The Senate continued its pre-holiday death march Friday morning, voting around 2 a.m. to invoke cloture on the defense appropriations bill. That sets up a vote on final passage for the defense bill Saturday morning, which will then let the chamber get back to its procedural hoops on health care and a good chance that the final vote on reform happens Dec. 24. Drudge is trumpeting it: "DEMS PLAN CHRISTMAS EVE VOTE!" Dana Milbank chronicles the outrage among Republicans at the thought their holiday might be ruined.

Does Harry Reid have 60 votes yet for passage? Ask Ben Nelson, who is still doing a lot of thinking and considering. The New York Times says "the White House and Senate Democratic leaders seem willing to give [Nelson] just about anything he wants to win his support of major health care legislation. Anything, that is, but the item at the top of Mr. Nelson’s wish-list: air-tight restrictions on insurance coverage for abortions." On Thursday, Nelson "rejected an overture by party leaders to address his concerns about the bill's handling of abortion. Among other things, Democratic leaders proposed to create a new tax credit that would promote adoptions," the Wall Street Journal writes. In theory, Nelson said in an interview Thursday with a Nebraska radio station, Democratic leaders could offer him something that would allow passage of the bill before Christmas, "but I don't see how."

Beyond Nelson, other obstacles are "piling up," Politico writes: "Reid still had no legislative text and no cost analysis to release. ... Two powerful unions blasted the bill. House Democrats threatened to undo the Senate bill during a conference committee. And a Democratic war over the bill raged on the Internet and cable news." The New York Times says "the White House scrambled Thursday to tamp down the revolt" from liberals, who are fed up with the concessions made to attract the likes of Nelson and Joe Lieberman. The Los Angeles Times examines what dropping the public option means for the substance of the bill: Democrats "effectively pinned their hopes of guaranteeing coverage to all Americans on a far more conventional prescription: government regulation. The change sprang from a compromise made to placate conservative Democrats wary of a new government program. But shorn of a 'public option,' the Senate healthcare bill has reverted to a long-established practice of leveraging government power to police the private sector, rather than compete with it."

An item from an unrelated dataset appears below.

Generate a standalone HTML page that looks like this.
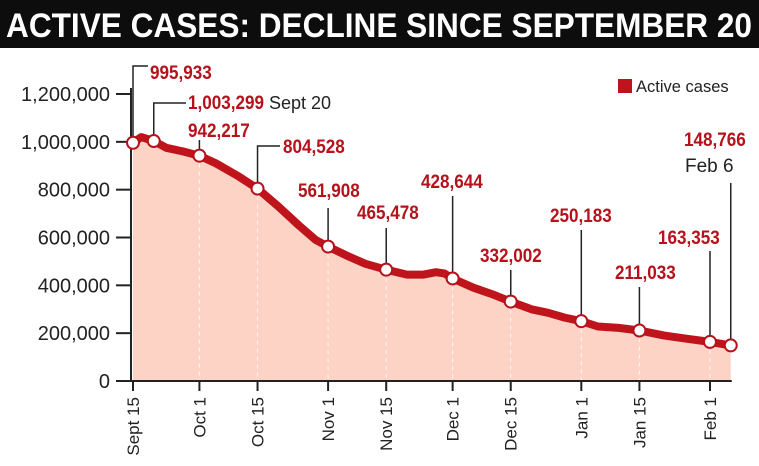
<!DOCTYPE html>
<html><head><meta charset="utf-8"><style>
html,body{margin:0;padding:0;background:#fff}
svg{display:block}
text{font-family:"Liberation Sans",sans-serif}
</style></head><body>
<svg id="chart" width="759" height="466" viewBox="0 0 759 466">
<rect x="0" y="0" width="759" height="48" fill="#0d0d0d"/>
<text x="6" y="37" fill="#fff" font-size="34" font-weight="bold" textLength="746" lengthAdjust="spacingAndGlyphs">ACTIVE CASES: DECLINE SINCE SEPTEMBER 20</text>
<g id="plot"></g>
</svg>
<script>
const days=[0,2,5,8,12,16,20,25,30,35,40,44,47,52,56,61,66,70,73,75,77,82,87,91,96,100,104,108,112,117,122,128,134,139,144];
const values=[995933,1020000,1003299,975000,960000,942217,910000,860000,804528,730000,650000,590000,561908,520000,490000,465478,445000,445000,455000,450000,428644,390000,360000,332002,300000,285000,265000,250183,228000,222000,211033,190000,175000,163353,148766];
const markerDays=[0,5,16,30,47,61,77,91,108,122,139,144];
const labelTexts=["995,933","1,003,299","942,217","804,528","561,908","465,478","428,644","332,002","250,183","211,033","163,353","148,766"];
const tickDays=[0,16,30,47,61,77,91,108,122,139];
const tickLabels=["Sept 15","Oct 1","Oct 15","Nov 1","Nov 15","Dec 1","Dec 15","Jan 1","Jan 15","Feb 1"];
const yTicks=[0,200000,400000,600000,800000,1000000,1200000];
const NS="http://www.w3.org/2000/svg";
const X=d=>133+d*4.151;
const Y=v=>381-v*(287/1200000);
const g=document.getElementById('plot');
function mk(tag,attrs,parent){const e=document.createElementNS(NS,tag);for(const k in attrs)e.setAttribute(k,attrs[k]);(parent||g).appendChild(e);return e;}
function valAt(d){for(let i=0;i<days.length;i++){if(days[i]===d)return values[i];}return values[values.length-1];}
let pts=days.map((d,i)=>X(d).toFixed(1)+","+Y(values[i]).toFixed(1));
let area=mk('path',{d:"M"+X(days[0])+","+Y(0)+" L"+pts.join(" L")+" L"+X(days[days.length-1])+","+Y(0)+" Z",fill:"#fcd3c4"});


tickDays.slice(1).forEach(d=>{const l=mk('line',{x1:X(d),x2:X(d),y1:Y(valAt(d))+8,y2:Y(0),stroke:"#fff","stroke-width":1,"stroke-dasharray":"4 4",opacity:0.8});

});
let line=mk('polyline',{points:pts.join(" "),fill:"none",stroke:"#c0141c","stroke-width":8,"stroke-linejoin":"round","stroke-linecap":"round"});


let ya=mk('line',{x1:131,x2:131,y1:88,y2:382,stroke:"#222","stroke-width":2});


let xa=mk('line',{x1:130,x2:X(144)+1,y1:381,y2:381,stroke:"#222","stroke-width":2});


yTicks.forEach(v=>{mk('line',{x1:116,x2:131,y1:Y(v),y2:Y(v),stroke:"#222","stroke-width":2});
const t=mk('text',{x:110,y:Y(v)+7,"text-anchor":"end","font-size":20,fill:"#222"});t.textContent=v.toLocaleString('en-US');

});
tickDays.forEach((d,i)=>{mk('line',{x1:X(d),x2:X(d),y1:381,y2:391,stroke:"#222","stroke-width":2});
const t=mk('text',{transform:`translate(${X(d)+6},397) rotate(-90)`,"text-anchor":"end","font-size":17,fill:"#222"});t.textContent=tickLabels[i];

});
const ann=[
 {lx:150,ly:79,path:d=>`M${X(d)},${Y(valAt(d))} V66 H148`},
 {lx:188,ly:109,path:d=>`M${X(d)},${Y(valAt(d))} V103 H186`,extra:"Sept 20"},
 {lx:188,ly:137,path:d=>`M${X(d)},${Y(valAt(d))} V140`},
 {lx:283,ly:153,path:d=>`M${X(d)},${Y(valAt(d))} V146 H280`},
 {lx:298,ly:197,path:d=>`M${X(d)},${Y(valAt(d))} V208`},
 {lx:357,ly:219,path:d=>`M${X(d)},${Y(valAt(d))} V228`},
 {lx:421,ly:188,path:d=>`M${X(d)},${Y(valAt(d))} V196`},
 {lx:480,ly:262,path:d=>`M${X(d)},${Y(valAt(d))} V270`},
 {lx:550,ly:222,path:d=>`M${X(d)},${Y(valAt(d))} V230`},
 {lx:615,ly:279,path:d=>`M${X(d)},${Y(valAt(d))} V287`},
 {lx:658,ly:244,path:d=>`M${X(d)},${Y(valAt(d))} V251`},
 {lx:684,ly:146,path:d=>`M${X(d)},${Y(valAt(d))} V183`,extra2:"Feb 6"}
];
markerDays.forEach((d,i)=>{const a=ann[i];
 const p=mk('path',{d:a.path(d),fill:"none",stroke:"#222","stroke-width":1.5});
 
 
 const t=mk('text',{x:a.lx,y:a.ly,"font-size":19,"font-weight":"bold",fill:"#b5121b",transform:`translate(${a.lx} 0) scale(0.9 1) translate(${-a.lx} 0)`});t.textContent=labelTexts[i];
 
 
 if(a.extra){const e=mk('text',{x:269,y:a.ly,"font-size":18,fill:"#222"});e.textContent=a.extra;
  
  }
 if(a.extra2){const e=mk('text',{x:a.lx+1,y:a.ly+26,"font-size":19,fill:"#222"});e.textContent=a.extra2;
  
  }
});
markerDays.forEach(d=>{const c=mk('circle',{cx:X(d),cy:Y(valAt(d)),r:6,fill:"#fff",stroke:"#b5121b","stroke-width":2});

});
const ls=mk('rect',{x:618,y:79,width:14,height:14,fill:"#c0141c"});


const lt=mk('text',{x:636,y:92,"font-size":16.5,fill:"#222"});lt.textContent="Active cases";


</script>
</body></html>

David Axelrod and Nancy-Ann DeParle had a conference call Thursday with liberal bloggers on health care. During the session, Axelrod retreated a bit from his previous assertion that Howard Dean was "insane" to call for the bill to be killed. At Daily Kos, mcjoan was unimpressed, saying Axelrod pushed "the false choice that has prevailed in the reaction we've seen in the last few days that it was either this current compromise or the status quo." Nate Silver is still making the case to his fellow liberals for why they should back the Senate bill, despite its perceived flaws. Ezra Klein looks at the current state of private insurance to make the same point: "This is not a great bill. But the status quo is very, very bad. The cost controls may be insufficient, but in the status quo, they simply don't exist. Private insurance isn't optimal, but it's better than the total absence of coverage."